Written instruction >> Print the listing as it stands, omitting all images.

Supplied information >>

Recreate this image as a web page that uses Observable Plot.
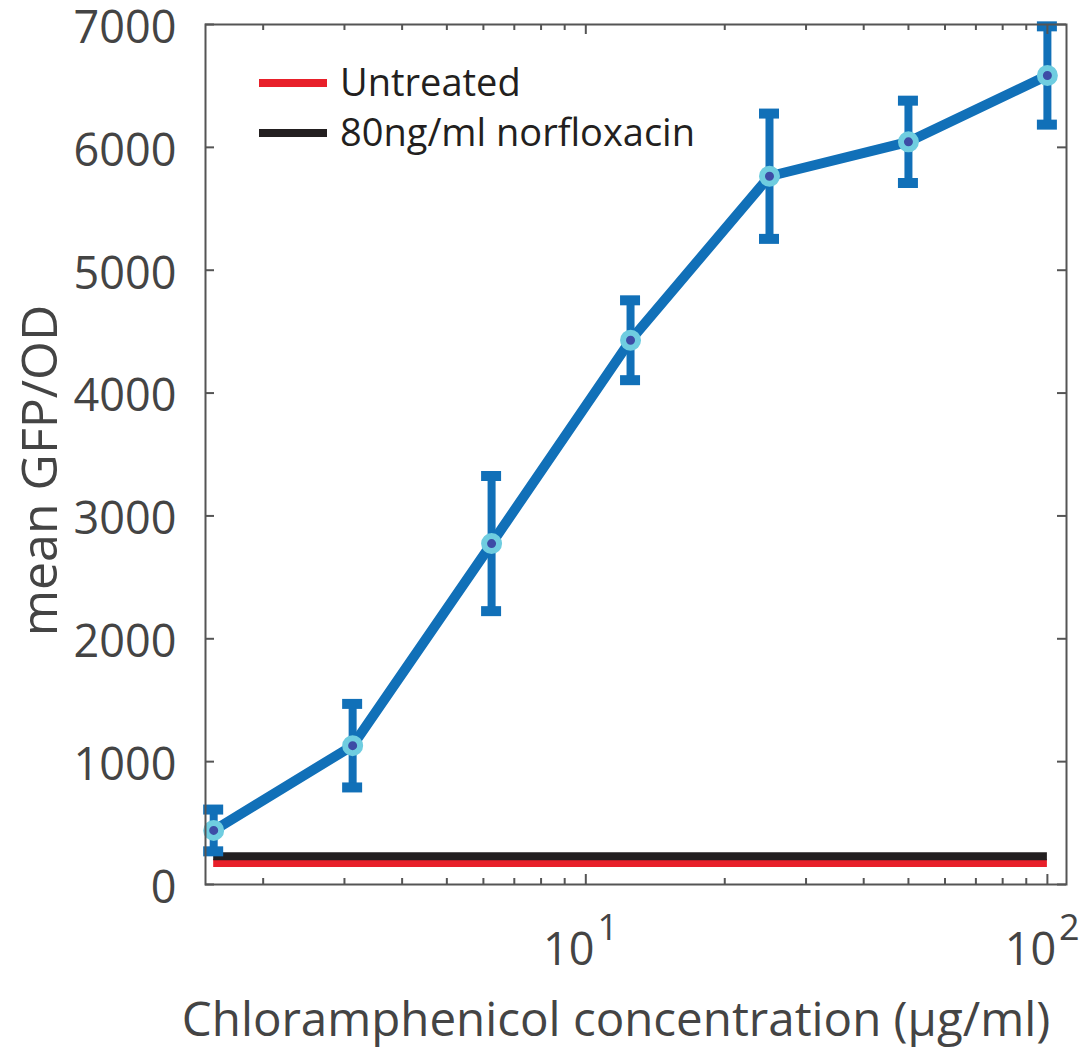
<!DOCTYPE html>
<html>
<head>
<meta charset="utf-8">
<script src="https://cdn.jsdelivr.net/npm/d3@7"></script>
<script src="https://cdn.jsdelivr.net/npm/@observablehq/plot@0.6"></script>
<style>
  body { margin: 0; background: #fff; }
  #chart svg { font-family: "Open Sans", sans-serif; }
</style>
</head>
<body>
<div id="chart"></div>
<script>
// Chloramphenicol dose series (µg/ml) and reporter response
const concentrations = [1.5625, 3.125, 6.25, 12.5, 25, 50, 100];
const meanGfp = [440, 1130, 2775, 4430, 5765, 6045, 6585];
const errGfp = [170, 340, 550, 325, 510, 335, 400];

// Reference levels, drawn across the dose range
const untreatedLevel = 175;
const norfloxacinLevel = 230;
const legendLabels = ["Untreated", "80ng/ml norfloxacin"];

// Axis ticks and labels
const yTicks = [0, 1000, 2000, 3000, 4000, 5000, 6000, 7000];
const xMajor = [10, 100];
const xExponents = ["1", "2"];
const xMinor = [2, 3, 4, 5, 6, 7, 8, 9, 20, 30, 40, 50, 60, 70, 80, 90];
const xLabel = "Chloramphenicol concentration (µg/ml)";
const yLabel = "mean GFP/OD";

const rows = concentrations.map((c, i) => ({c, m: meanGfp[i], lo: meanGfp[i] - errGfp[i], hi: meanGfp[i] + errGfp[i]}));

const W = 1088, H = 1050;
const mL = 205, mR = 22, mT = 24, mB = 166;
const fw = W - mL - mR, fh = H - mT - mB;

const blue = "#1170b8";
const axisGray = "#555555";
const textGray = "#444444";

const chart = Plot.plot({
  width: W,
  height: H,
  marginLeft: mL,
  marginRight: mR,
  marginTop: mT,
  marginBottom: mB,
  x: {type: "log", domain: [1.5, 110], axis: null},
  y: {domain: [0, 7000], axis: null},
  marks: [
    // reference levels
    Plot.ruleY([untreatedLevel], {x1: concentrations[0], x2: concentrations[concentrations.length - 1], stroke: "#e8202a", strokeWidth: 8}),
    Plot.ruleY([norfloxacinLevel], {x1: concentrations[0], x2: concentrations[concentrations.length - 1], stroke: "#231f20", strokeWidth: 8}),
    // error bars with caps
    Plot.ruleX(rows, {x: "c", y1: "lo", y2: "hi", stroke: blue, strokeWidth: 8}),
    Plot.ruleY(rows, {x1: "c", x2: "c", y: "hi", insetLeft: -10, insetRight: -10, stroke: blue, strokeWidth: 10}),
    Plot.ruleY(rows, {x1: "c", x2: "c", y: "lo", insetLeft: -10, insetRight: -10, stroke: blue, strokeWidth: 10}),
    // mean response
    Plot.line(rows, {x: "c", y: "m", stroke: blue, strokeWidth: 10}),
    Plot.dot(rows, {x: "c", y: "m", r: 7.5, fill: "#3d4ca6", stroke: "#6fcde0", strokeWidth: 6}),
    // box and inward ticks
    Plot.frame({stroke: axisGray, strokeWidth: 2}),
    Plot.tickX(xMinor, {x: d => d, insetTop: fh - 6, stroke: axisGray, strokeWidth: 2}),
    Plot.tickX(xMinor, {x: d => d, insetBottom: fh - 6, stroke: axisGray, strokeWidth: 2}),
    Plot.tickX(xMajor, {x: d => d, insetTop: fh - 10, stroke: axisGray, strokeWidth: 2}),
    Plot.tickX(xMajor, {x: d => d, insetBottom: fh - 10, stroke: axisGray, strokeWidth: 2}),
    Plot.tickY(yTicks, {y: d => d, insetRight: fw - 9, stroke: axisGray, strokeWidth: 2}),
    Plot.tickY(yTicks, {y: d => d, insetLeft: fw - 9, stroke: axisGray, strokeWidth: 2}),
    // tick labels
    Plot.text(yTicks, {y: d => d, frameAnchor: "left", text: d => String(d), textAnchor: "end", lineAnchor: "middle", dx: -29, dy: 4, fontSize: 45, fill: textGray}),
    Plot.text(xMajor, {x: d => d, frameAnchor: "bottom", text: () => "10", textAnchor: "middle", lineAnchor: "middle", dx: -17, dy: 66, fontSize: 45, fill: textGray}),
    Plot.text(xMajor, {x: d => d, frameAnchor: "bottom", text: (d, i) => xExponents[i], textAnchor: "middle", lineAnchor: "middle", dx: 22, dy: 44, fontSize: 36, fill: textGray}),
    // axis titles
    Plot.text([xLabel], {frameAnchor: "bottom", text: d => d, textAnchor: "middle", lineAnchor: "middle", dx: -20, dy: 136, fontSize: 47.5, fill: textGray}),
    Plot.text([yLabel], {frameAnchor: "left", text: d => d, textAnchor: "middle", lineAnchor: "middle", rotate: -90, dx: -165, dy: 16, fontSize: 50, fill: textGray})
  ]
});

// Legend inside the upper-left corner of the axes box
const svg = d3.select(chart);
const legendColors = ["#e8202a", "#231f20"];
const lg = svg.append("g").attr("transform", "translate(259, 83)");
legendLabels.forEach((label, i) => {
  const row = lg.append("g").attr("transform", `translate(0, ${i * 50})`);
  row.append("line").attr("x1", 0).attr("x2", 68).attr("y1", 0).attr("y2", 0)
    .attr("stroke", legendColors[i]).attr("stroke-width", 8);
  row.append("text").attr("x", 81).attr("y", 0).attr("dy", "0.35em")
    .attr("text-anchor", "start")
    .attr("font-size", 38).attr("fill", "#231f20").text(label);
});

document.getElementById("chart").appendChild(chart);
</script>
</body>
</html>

Solution >>
Recreate this image as a web page that uses Observable Plot.
<!DOCTYPE html>
<html>
<head>
<meta charset="utf-8">
<script src="https://cdn.jsdelivr.net/npm/d3@7"></script>
<script src="https://cdn.jsdelivr.net/npm/@observablehq/plot@0.6"></script>
<style>
  body { margin: 0; background: #fff; }
  #chart svg { font-family: "Open Sans", sans-serif; }
</style>
</head>
<body>
<div id="chart"></div>
<script>
// Chloramphenicol dose series (µg/ml) and reporter response
const concentrations = [1.5625, 3.125, 6.25, 12.5, 25, 50, 100];
const meanGfp = [440, 1130, 2775, 4430, 5765, 6045, 6585];
const errGfp = [170, 340, 550, 325, 510, 335, 400];

// Reference levels, drawn across the dose range
const untreatedLevel = 175;
const norfloxacinLevel = 230;
const legendLabels = ["Untreated", "80ng/ml norfloxacin"];

// Axis ticks and labels
const yTicks = [0, 1000, 2000, 3000, 4000, 5000, 6000, 7000];
const xMajor = [10, 100];
const xExponents = ["1", "2"];
const xMinor = [2, 3, 4, 5, 6, 7, 8, 9, 20, 30, 40, 50, 60, 70, 80, 90];
const xLabel = "Chloramphenicol concentration (µg/ml)";
const yLabel = "mean GFP/OD";

const rows = concentrations.map((c, i) => ({c, m: meanGfp[i], lo: meanGfp[i] - errGfp[i], hi: meanGfp[i] + errGfp[i]}));

const W = 1088, H = 1050;
const mL = 205, mR = 22, mT = 24, mB = 166;
const fw = W - mL - mR, fh = H - mT - mB;

const blue = "#1170b8";
const axisGray = "#555555";
const textGray = "#444444";

const chart = Plot.plot({
  width: W,
  height: H,
  marginLeft: mL,
  marginRight: mR,
  marginTop: mT,
  marginBottom: mB,
  x: {type: "log", domain: [1.5, 110], axis: null},
  y: {domain: [0, 7000], axis: null},
  marks: [
    // reference levels
    Plot.ruleY([untreatedLevel], {x1: concentrations[0], x2: concentrations[concentrations.length - 1], stroke: "#e8202a", strokeWidth: 8}),
    Plot.ruleY([norfloxacinLevel], {x1: concentrations[0], x2: concentrations[concentrations.length - 1], stroke: "#231f20", strokeWidth: 8}),
    // error bars with caps
    Plot.ruleX(rows, {x: "c", y1: "lo", y2: "hi", stroke: blue, strokeWidth: 8}),
    Plot.ruleY(rows, {x1: "c", x2: "c", y: "hi", insetLeft: -10, insetRight: -10, stroke: blue, strokeWidth: 10}),
    Plot.ruleY(rows, {x1: "c", x2: "c", y: "lo", insetLeft: -10, insetRight: -10, stroke: blue, strokeWidth: 10}),
    // mean response
    Plot.line(rows, {x: "c", y: "m", stroke: blue, strokeWidth: 10}),
    Plot.dot(rows, {x: "c", y: "m", r: 7.5, fill: "#3d4ca6", stroke: "#6fcde0", strokeWidth: 6}),
    // box and inward ticks
    Plot.frame({stroke: axisGray, strokeWidth: 2}),
    Plot.tickX(xMinor, {x: d => d, insetTop: fh - 6, stroke: axisGray, strokeWidth: 2}),
    Plot.tickX(xMinor, {x: d => d, insetBottom: fh - 6, stroke: axisGray, strokeWidth: 2}),
    Plot.tickX(xMajor, {x: d => d, insetTop: fh - 10, stroke: axisGray, strokeWidth: 2}),
    Plot.tickX(xMajor, {x: d => d, insetBottom: fh - 10, stroke: axisGray, strokeWidth: 2}),
    Plot.tickY(yTicks, {y: d => d, insetRight: fw - 9, stroke: axisGray, strokeWidth: 2}),
    Plot.tickY(yTicks, {y: d => d, insetLeft: fw - 9, stroke: axisGray, strokeWidth: 2}),
    // tick labels
    Plot.text(yTicks, {y: d => d, frameAnchor: "left", text: d => String(d), textAnchor: "end", lineAnchor: "middle", dx: -29, dy: 4, fontSize: 45, fill: textGray}),
    Plot.text(xMajor, {x: d => d, frameAnchor: "bottom", text: () => "10", textAnchor: "middle", lineAnchor: "middle", dx: -17, dy: 66, fontSize: 45, fill: textGray}),
    Plot.text(xMajor, {x: d => d, frameAnchor: "bottom", text: (d, i) => xExponents[i], textAnchor: "middle", lineAnchor: "middle", dx: 22, dy: 44, fontSize: 36, fill: textGray}),
    // axis titles
    Plot.text([xLabel], {frameAnchor: "bottom", text: d => d, textAnchor: "middle", lineAnchor: "middle", dx: -20, dy: 136, fontSize: 47.5, fill: textGray}),
    Plot.text([yLabel], {frameAnchor: "left", text: d => d, textAnchor: "middle", lineAnchor: "middle", rotate: -90, dx: -165, dy: 16, fontSize: 50, fill: textGray})
  ]
});

// Legend inside the upper-left corner of the axes box
const svg = d3.select(chart);
const legendColors = ["#e8202a", "#231f20"];
const lg = svg.append("g").attr("transform", "translate(259, 83)");
legendLabels.forEach((label, i) => {
  const row = lg.append("g").attr("transform", `translate(0, ${i * 50})`);
  row.append("line").attr("x1", 0).attr("x2", 68).attr("y1", 0).attr("y2", 0)
    .attr("stroke", legendColors[i]).attr("stroke-width", 8);
  row.append("text").attr("x", 81).attr("y", 0).attr("dy", "0.35em")
    .attr("text-anchor", "start")
    .attr("font-size", 38).attr("fill", "#231f20").text(label);
});

document.getElementById("chart").appendChild(chart);
</script>
</body>
</html>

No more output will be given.